Visualization: a powerful tool, learned the hard way

During my second year of university football I tore my ACL. It was a painful setback, physically; what I didn’t realize was the hardest part of the rehab was going to be mental. My body responded but I still had a fear of simple things like running and jumping. The mental block left me paralyzed as soon as I hit the field.

What proved to be the catalyst in getting back on the field actually had nothing to do with being anywhere near it – it was time spent on my own, with just my thoughts. I learned the practice of deep visualization. This behaviour started to transcend sport, and now, years after I’ve stepped foot on a field, remains an important tool.
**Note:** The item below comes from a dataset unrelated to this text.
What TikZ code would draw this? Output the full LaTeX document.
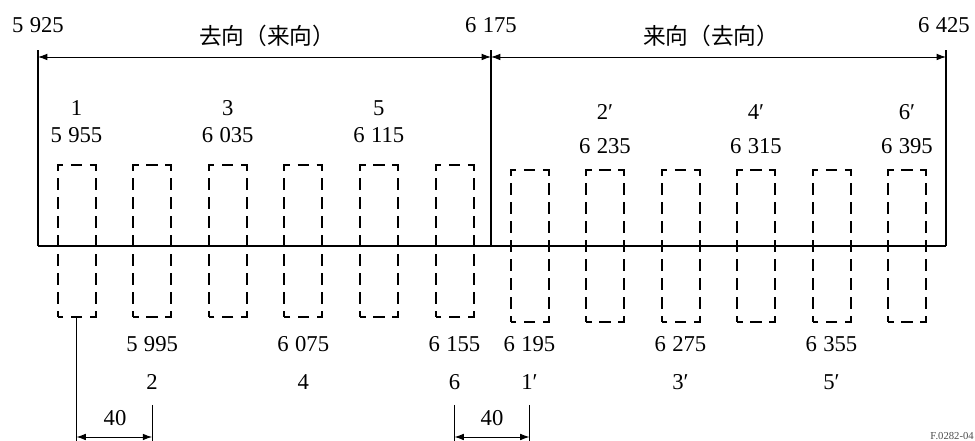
\documentclass[tikz,border=0pt]{standalone}
\usepackage{fontspec}
\setmainfont{Liberation Serif}
\newfontfamily\cjkfont{Noto Sans CJK SC}
\usetikzlibrary{arrows.meta}

\tikzset{
  chanbox/.style={line width=1.5pt, dash pattern=on 8.55pt off 5.7pt, dash phase=4.275pt},
  dimarrow/.style={{Latex[length=7pt,width=5pt]}-{Latex[length=7pt,width=5pt]}, line width=0.7pt},
  lbl/.style={font=\fontsize{17}{17}\selectfont, inner sep=0pt},
  dirlbl/.style={font=\cjkfont\fontsize{17}{17}\selectfont, inner sep=0pt},
}
\newcommand{\gs}{\hspace{0.28em}}

\begin{document}
\begin{tikzpicture}[x=0.75pt,y=0.75pt]
\useasboundingbox (0,0) rectangle (975,441);
% band edges and main axis
\coordinate (e0) at (38,195);
\coordinate (e1) at (491,195);
\coordinate (e2) at (946,195);
\draw[line width=1.4pt] (e0) -- (e2);
\foreach \k in {0,1,2}{
    \draw[line width=1pt] (e\k) -- ++(0,196) coordinate (t\k);
}
\coordinate (a0) at (38,384);
\coordinate (a1) at (491,384);
\coordinate (a2) at (946,384);
\draw[dimarrow] (a0) -- (a1);
\draw[dimarrow] (a1) -- (a2);
\node[lbl] (f0) at (38,416) {5\gs925};
\node[lbl] (f1) at (491,416) {6\gs175};
\node[lbl] (f2) at (944,416) {6\gs425};
\node[dirlbl] (dirA) at (267,405) {去向（来向）};
\node[dirlbl] (dirB) at (711,405) {来向（去向）};
% channel boxes
\foreach \i in {0,...,5}{
    \draw[chanbox] ({57.5+75.6*\i},124) rectangle ++(38,152);
    \draw[chanbox] ({510.5+75.5*\i},119) rectangle ++(38,152);
}
\foreach \i/\n/\f in {0/1/5\gs955,2/3/6\gs035,4/5/6\gs115}{
    \node[lbl] (n\n) at ({76.5+75.6*\i},333) {\n};
    \node[lbl] (g\n) at ({76.5+75.6*\i},306) {\f};
}
\foreach \i/\n/\f in {1/2/5\gs995,3/4/6\gs075,5/6/6\gs155}{
    \node[lbl] (n\n) at ({76.5+75.6*\i},59) {\n};
    \node[lbl] (g\n) at ({76.5+75.6*\i},97) {\f};
}
\foreach \i/\n/\f in {1/2/6\gs235,3/4/6\gs315,5/6/6\gs395}{
    \node[lbl] (m\n) at ({529.5+75.5*\i},329) {\n′};
    \node[lbl] (h\n) at ({529.5+75.5*\i},295) {\f};
}
\foreach \i/\n/\f in {0/1/6\gs195,2/3/6\gs275,4/5/6\gs355}{
    \node[lbl] (m\n) at ({529.5+75.5*\i},59) {\n′};
    \node[lbl] (h\n) at ({529.5+75.5*\i},97) {\f};
}
% 40 spacing
\coordinate (c1) at (76.5,124);
\coordinate (c2) at (152.1,36);
\coordinate (c3) at (454.5,36);
\coordinate (c4) at (529.5,36);
\foreach \k in {1,2,3,4}{
    \draw[line width=0.8pt] (c\k) -- (c\k |- 0,0) coordinate (z\k);
}
\draw[dimarrow] (c1 |- 0,4) -- (c2 |- 0,4);
\draw[dimarrow] (c3 |- 0,4) -- (c4 |- 0,4);
\node[lbl] (w1) at (115,23) {40};
\node[lbl] (w2) at (492,23) {40};
\node[font=\fontsize{8}{8}\selectfont, text=black!70, anchor=south east, inner sep=0pt] (figid) at (974,1) {F.0282-04};
\end{tikzpicture}
\end{document}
Visualization is common in sport. You see numerous examples of professional athletes  on the sidelines, visualizing the anticipated flow of the game. They’re envisioning themselves making plays and conversely, what their opponents are apt to do. I took this approach in my rehab process, only it started with even more simple things like running or jumping. These basic movements needed to be relearned as second nature as I had gone months without practicing – I was like a baby giraffe. As I got comfortable performing these basic movement for real, the visualization extended to more reactive experiences, like what it will be like when I’m playing against and opponent and I don’t control all the variables. This was the toughest hurdle because I needed to be able to react without thinking, however, I couldn’t do that because all of my focus and energy was on preserving this surgically repaired knee, even after it was completely healthy.

This was an immersive experience – I would get lost in my thoughts for hours at a time, playing out every permutation of every possible play. These sessions started bleeding into other areas of my life. I would visualize the presentation I had to give (known variable – I know what I’m going to say) and like the rehab process, started visualizing anticipated questions (unknown variables – I don’t know what people are going to ask).
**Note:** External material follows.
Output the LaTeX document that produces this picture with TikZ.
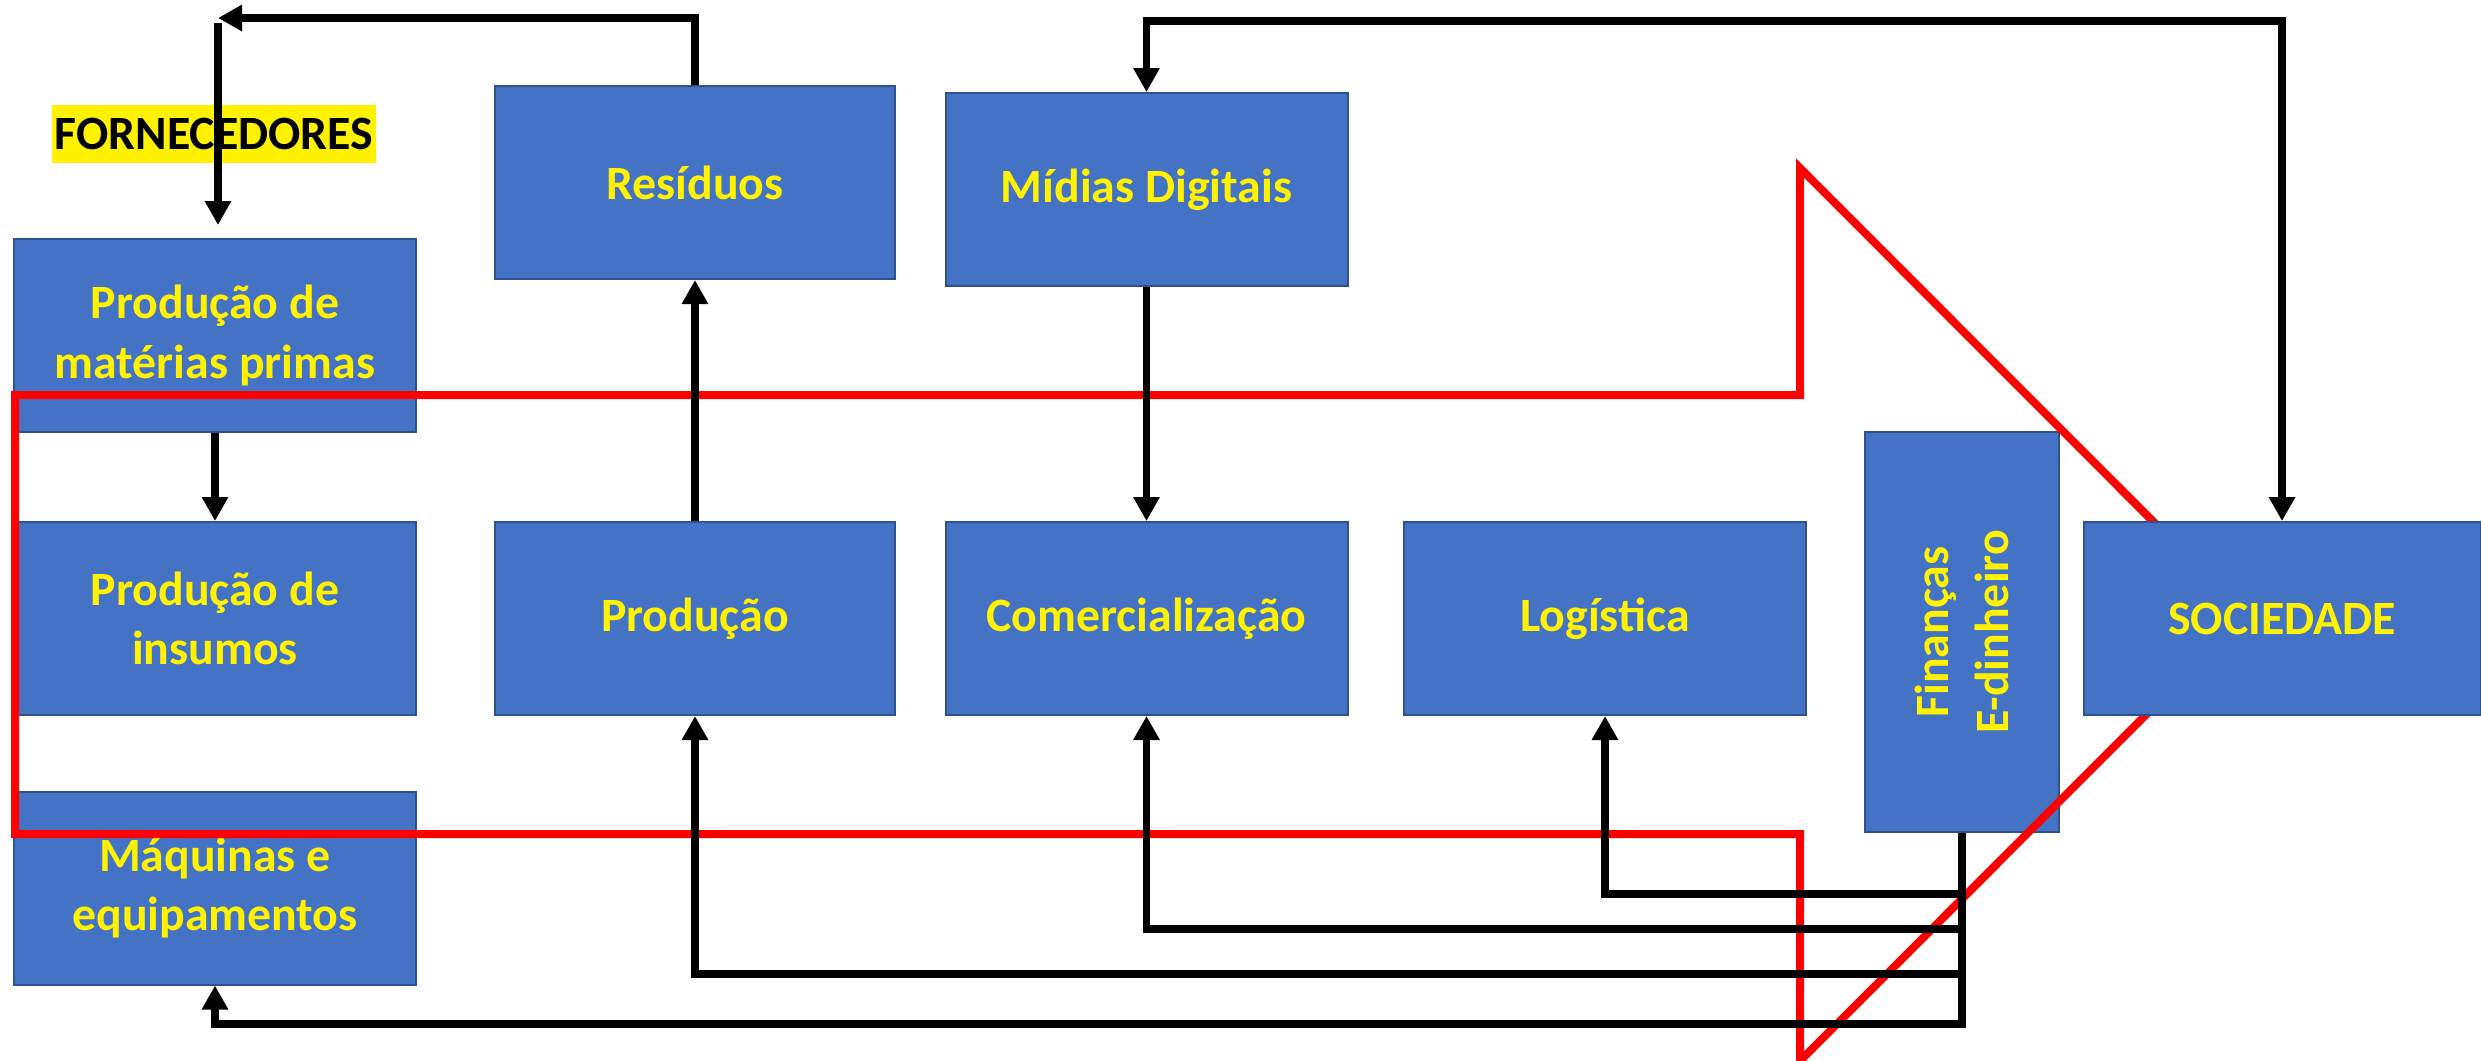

This extended to other areas in my personal and professional life. Simple things like a quick meeting with colleagues – I spend a few minutes beforehand, visualizing the objective of the meeting, what I want to communicate and what I anticipate from my peers. This keeps me focused on the objective and ready to engage in productive conversation. This does not mean I always have all the answers, or am inflexible to go down rabbit holes of emergent thoughts/ideas. No one likes a know-it-all and some of the best ideas comes from tangents.

I’ve found this to be an effective tool in areas where there is a specific objective but can be over utilized. It can often undermine serendipitous encounters or break the flow of a fluid conversation with no agenda. Some of the greatest outcomes are born out of chance encounters, and the best way to get the most of a chance encounter is to let go and go with the flow. The key is a balance of anticipation without rigidity.

An example of me failing at this: I tried to visualize a date before it unfolded, and that ended poorly. I believe the back-channel feedback I got from a mutual friend was: “he seemed like he was interviewing me”. I had played out the date prior to picking her up, envisioning all the things I wanted to learn about her (a well intentioned objective!), but rather than let those emerge from conversation, I started going through a series of questions. Needless to say we did not have a second date; although I’m sure she nailed her next job interview…

It is clearly not a one-size-fits-all practice, and should be applied to situations judiciously and with a level of personal nuance. I have found this to be helpful for me as I go through the daily flow of life. I spend some time before I go to bed, visualizing the day ahead, the objective outcomes and the anticipated challenges. I do the same when I wake up, and again before any specific events i.e. a presentation or important meeting. This is all part of the internalization process and I’ve found that doing this actually gives me more flexibility for unknown variables because the known variables are almost second nature.

I hope this resonates with some, and I would encourage anyone who doesn’t practice this to give it a try.